**DATA BLOCK:**
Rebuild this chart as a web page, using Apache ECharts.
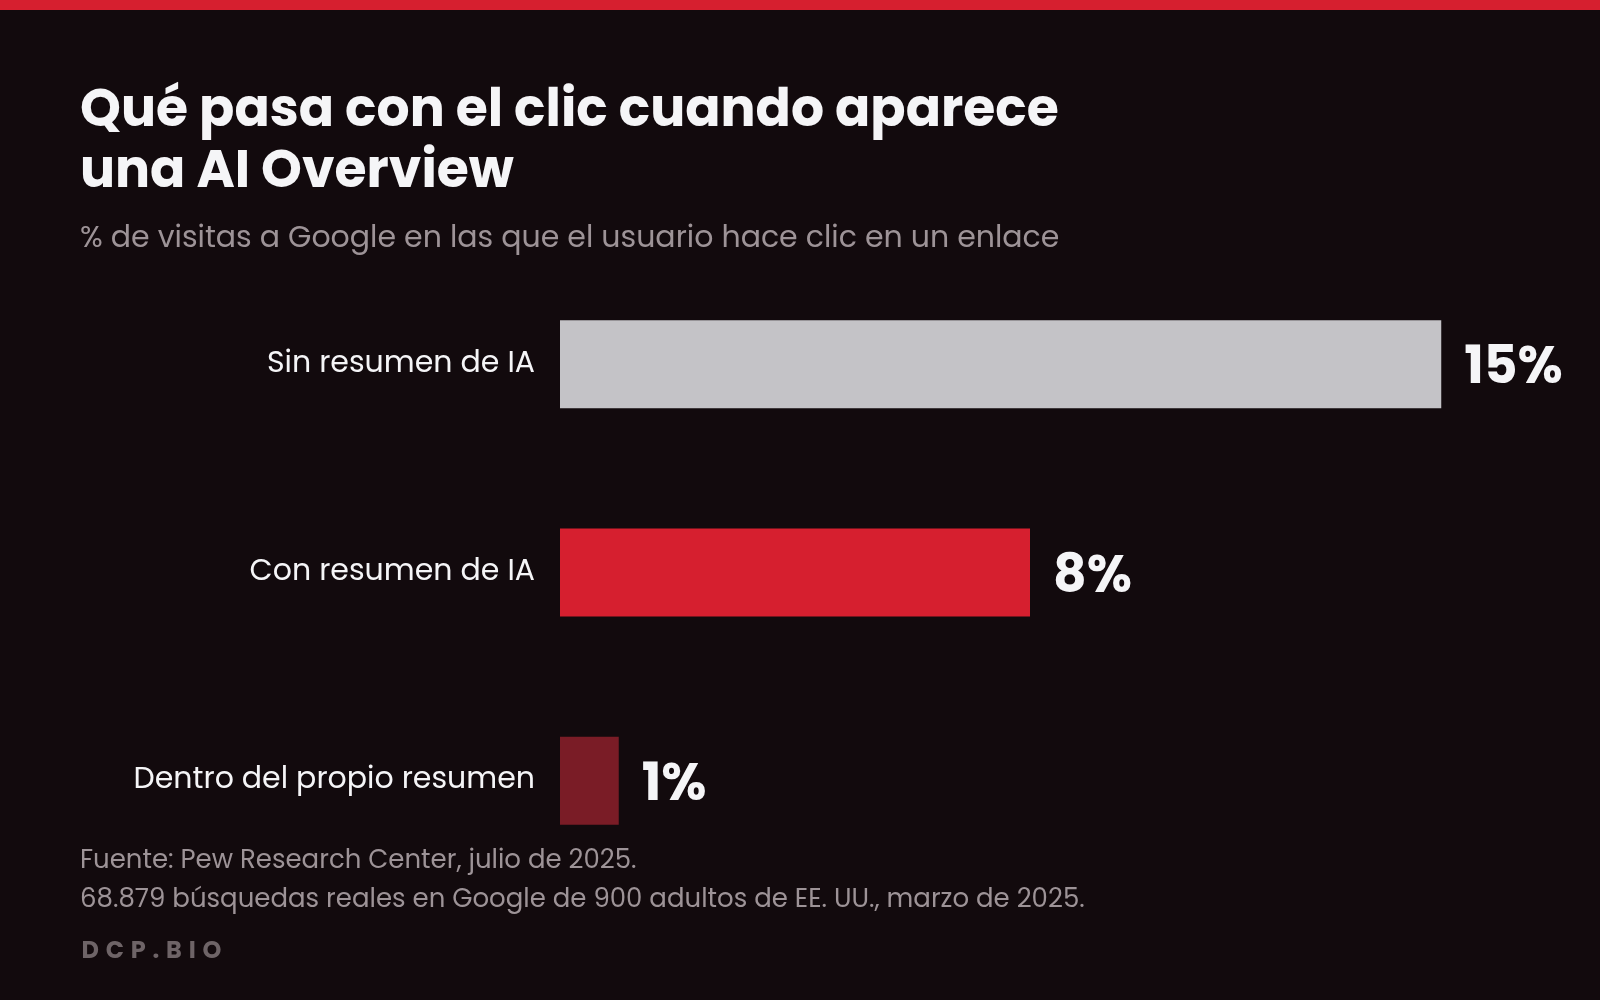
<!DOCTYPE html>
<html>
<head>
<meta charset="utf-8">
<script src="https://cdn.jsdelivr.net/npm/echarts@6/dist/echarts.min.js"></script>
<style>
html,body{margin:0;padding:0;background:#120a0d;}
#chart{width:1600px;height:1000px;}
</style>
</head>
<body>
<div id="chart"></div>
<script>
const categories = ['Sin resumen de IA', 'Con resumen de IA', 'Dentro del propio resumen'];
const values = [15, 8, 1];
const barColors = ['#c4c3c7', '#d61f2f', '#7a1c26'];
const titleText = 'Qué pasa con el clic cuando aparece\nuna AI Overview';
const subtitleText = '% de visitas a Google en las que el usuario hace clic en un enlace';
const sourceText = 'Fuente: Pew Research Center, julio de 2025.\n68.879 búsquedas reales en Google de 900 adultos de EE. UU., marzo de 2025.';
const brandText = 'DCP.BIO';

const FONT = 'Poppins, Inter, "Open Sans", sans-serif';
const chart = echarts.init(document.getElementById('chart'));
const brandRich = brandText.split('').map(ch => '{l|' + ch + '}').join('');

chart.setOption({
  backgroundColor: '#120a0d',
  animation: false,
  graphic: [{
    type: 'rect', left: 0, top: 0, shape: { width: 1600, height: 10 },
    style: { fill: '#d61f2f' }, silent: true
  }],
  title: [
    {
      text: titleText, left: 75, top: 77,
      textStyle: { fontFamily: FONT, fontSize: 52, fontWeight: 700, color: '#f5f5f7', lineHeight: 61 }
    },
    {
      text: subtitleText, left: 75, top: 216,
      textStyle: { fontFamily: FONT, fontSize: 30, fontWeight: 400, color: '#9d9397', lineHeight: 36 }
    },
    {
      text: sourceText, left: 75, top: 837,
      textStyle: { fontFamily: FONT, fontSize: 26, fontWeight: 400, color: '#9d9397', lineHeight: 39 }
    },
    {
      text: brandRich, left: 73, top: 935,
      textStyle: {
        rich: { l: { fontFamily: FONT, fontSize: 24, fontWeight: 700, color: '#6e6467', padding: [0, 3.4, 0, 3.4] } }
      }
    }
  ],
  grid: { left: 560, right: 100, top: 260, height: 625, containLabel: false },
  xAxis: {
    type: 'value', min: 0, max: 16, show: false
  },
  yAxis: {
    type: 'category', data: categories, inverse: true,
    axisLine: { show: false }, axisTick: { show: false }, splitLine: { show: false },
    axisLabel: { margin: 25, fontFamily: FONT, fontSize: 30, color: '#f5f5f7', padding: [0, 0, 6, 0] }
  },
  series: [{
    type: 'bar',
    barWidth: 88,
    data: values.map((v, i) => ({ value: v, itemStyle: { color: barColors[i] } })),
    label: {
      show: true, position: 'right', distance: 23, offset: [0, 6],
      formatter: '{c}%',
      fontFamily: FONT, fontSize: 52, fontWeight: 700, color: '#f5f5f7'
    }
  }]
});
</script>
</body>
</html>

**REQUIRED TASK:** Exclude the pictures. Write out the remaining data exactly.

**SOLUTION FOR THIS EXERCISE:**
Rebuild this chart as a web page, using Apache ECharts.
<!DOCTYPE html>
<html>
<head>
<meta charset="utf-8">
<script src="https://cdn.jsdelivr.net/npm/echarts@6/dist/echarts.min.js"></script>
<style>
html,body{margin:0;padding:0;background:#120a0d;}
#chart{width:1600px;height:1000px;}
</style>
</head>
<body>
<div id="chart"></div>
<script>
const categories = ['Sin resumen de IA', 'Con resumen de IA', 'Dentro del propio resumen'];
const values = [15, 8, 1];
const barColors = ['#c4c3c7', '#d61f2f', '#7a1c26'];
const titleText = 'Qué pasa con el clic cuando aparece\nuna AI Overview';
const subtitleText = '% de visitas a Google en las que el usuario hace clic en un enlace';
const sourceText = 'Fuente: Pew Research Center, julio de 2025.\n68.879 búsquedas reales en Google de 900 adultos de EE. UU., marzo de 2025.';
const brandText = 'DCP.BIO';

const FONT = 'Poppins, Inter, "Open Sans", sans-serif';
const chart = echarts.init(document.getElementById('chart'));
const brandRich = brandText.split('').map(ch => '{l|' + ch + '}').join('');

chart.setOption({
  backgroundColor: '#120a0d',
  animation: false,
  graphic: [{
    type: 'rect', left: 0, top: 0, shape: { width: 1600, height: 10 },
    style: { fill: '#d61f2f' }, silent: true
  }],
  title: [
    {
      text: titleText, left: 75, top: 77,
      textStyle: { fontFamily: FONT, fontSize: 52, fontWeight: 700, color: '#f5f5f7', lineHeight: 61 }
    },
    {
      text: subtitleText, left: 75, top: 216,
      textStyle: { fontFamily: FONT, fontSize: 30, fontWeight: 400, color: '#9d9397', lineHeight: 36 }
    },
    {
      text: sourceText, left: 75, top: 837,
      textStyle: { fontFamily: FONT, fontSize: 26, fontWeight: 400, color: '#9d9397', lineHeight: 39 }
    },
    {
      text: brandRich, left: 73, top: 935,
      textStyle: {
        rich: { l: { fontFamily: FONT, fontSize: 24, fontWeight: 700, color: '#6e6467', padding: [0, 3.4, 0, 3.4] } }
      }
    }
  ],
  grid: { left: 560, right: 100, top: 260, height: 625, containLabel: false },
  xAxis: {
    type: 'value', min: 0, max: 16, show: false
  },
  yAxis: {
    type: 'category', data: categories, inverse: true,
    axisLine: { show: false }, axisTick: { show: false }, splitLine: { show: false },
    axisLabel: { margin: 25, fontFamily: FONT, fontSize: 30, color: '#f5f5f7', padding: [0, 0, 6, 0] }
  },
  series: [{
    type: 'bar',
    barWidth: 88,
    data: values.map((v, i) => ({ value: v, itemStyle: { color: barColors[i] } })),
    label: {
      show: true, position: 'right', distance: 23, offset: [0, 6],
      formatter: '{c}%',
      fontFamily: FONT, fontSize: 52, fontWeight: 700, color: '#f5f5f7'
    }
  }]
});
</script>
</body>
</html>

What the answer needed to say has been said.